Prof. Dr. SÜLEYMAN DOĞAN:
1965 yılında Aksaray'ın Ortaköy ilçesi Devedamı (eski kasaba) köyünde doğdu. İlkokulu köyünde, ortaokulu Kırşehir ve Ortaköy’de ve lise öğrenimini Ortaköy lisesinde tamamladı. Ayrıca dışarıdan İstanbul Küçükköy İmam-Hatip lisesininden fark derslerini vererek bitirdi. Selçuk Üniversitesi Eğitim Fakültesinden mezun oldu (1988). 1995 yılında İngiliz Kültür’ün bursunu kazanarak İngiltere’de, Birmingham Üniversitesinde Politika ve Uluslararası İlişkiler alanında Master Programını tamamladı. Pedagoji alında yaptığı çalışmalarla Pedagoji (Eğitim bilimleri) doktoru unvanını aldı (1999).

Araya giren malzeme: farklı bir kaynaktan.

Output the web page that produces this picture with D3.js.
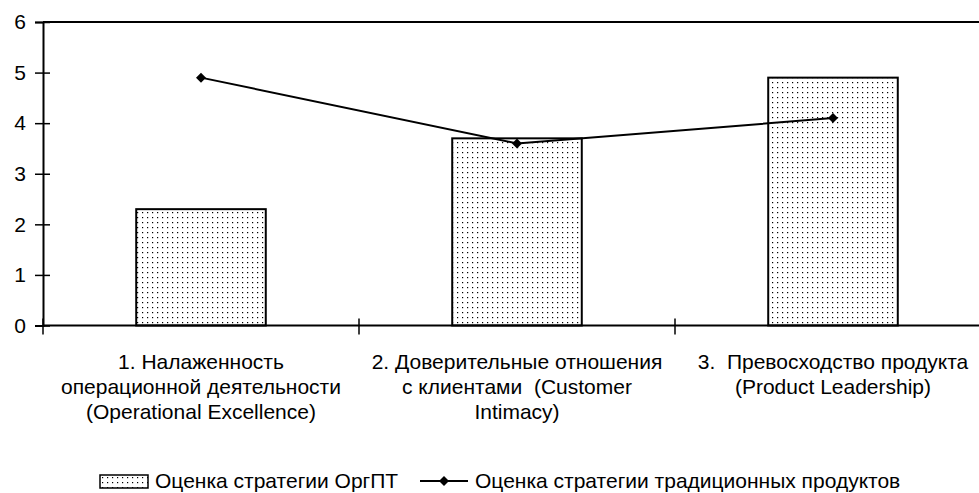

Yine çocuk ve aile eğitimi ve aile sosyolojisi üzerine yaptığı çalışmalarla Eğitim Sosyolojisi alanında doçent oldu (2012). Devlet Planlama Teşkilatı Ulusal Ajans proje değerlendirmesinde bağımsız (AB) hakemi dış uzmanı olarak görev yaptı (2005–2008). Uluslararası Malezya Üniversitesinde bir müddet araştırmacı öğretim üyesi olarak bulundu (2008). 2009’dan beri Yıldız Teknik Üniversitesi, Fen-Edebiyat Fakültesi, İnsan ve Toplum Bilimleri Bölümünde Öğretim Üyesi olarak görev yapmaktadır. 2022 yılında Profesör oldu.
Yazar Doğan, uzun yıllar çeşitli günlük gazete ve dergilerde muhabir, editör ve köşe yazarı olarak çalışmıştır. Moldova, Gagavuz Özerk Cumhuriyeti Meclisi tarafından verilen devlet nişanı sâhibidir (2001). Çevre konusunda yaptığı çalışmalarıyla ‘Kelaynak Kuşları Zorda’ başlıklı çalışması, 2002; ‘Boğazlarımız Yolcu Geçen Hanı’ başlıklı çalışması, 2004) INEPO (Uluslararası Çevre Olimpiyatları Projesi) uluslararası çevre basın ve Jüri özel ödülü kazanmıştır. Gazeteci ve bilim insanı olarak 60 ülkeye seyahat etmiştir. Doğan, Türkiye Yazarlar Birliği (1994-), Türk Felsefe Derneği (2008-) ve Türkiye İlim ve Edebiyat Eseri Sahipleri Meslek Birliği (İLESAM, 2010-) ve Telif Hakları Derneği kurucu ve genel başkan yardımcısıdır (2016).
30’u uluslararası olmak üzere 100’den fazla ilmî yayını vardır. Başta TÜBİTAK olmak üzere millî ve milletlerarası birçok kurum, kuruluş ve dergilere hakemlik ve ilmî jüri üyeliği yapmaktadır.
Yayınlanmış Kitaplarından bazıları: Afganistan’da kim kazandı? (1993), Keşmirden Geliyorum (1995), Eğitimde Başarının Şartları (1998), Şimdiki Çocuklar Harika (2001), Çocuklar Küçük Bir Şey Değildir (2002), Mutlu Aile Mutlu Çocuk (2003), Başarıya Yürüyenler (2005), Varolmanın Yolunda Zengin Olmak (Editör, M. Uyar ve M. Çetin ile birlikte) (2005), Ailenin Aynası Çocuk (2006), Ailede Sevgi Eğitim (Editör) (2009), Mesnevi’den Pedagojik Telkinler (2013), Konuşmak Lâzım (C. Doğan ile birlikte 2015),Rektörlerin Gözüyle Üniversitelerimiz (2016), Hayatı Güzelleştiren Hikayeler (2020), 100 Soru Cevapta Eğitim Felsefesi (2020), Postmodern Medya (Editör, 2020), Rektörler Konuşuyor (2020), Koronaya 100 Mektup (2020), Profesörler Geçidi (2021), Sorularla Sosyoloji ve Eğitim Sosyolojisi (2021). 10 adet ilmî kitap bölüm yazarlığı, ayrıcı akademik bazı dergilerde hakemlik ve editörlüğü devam etmektedir.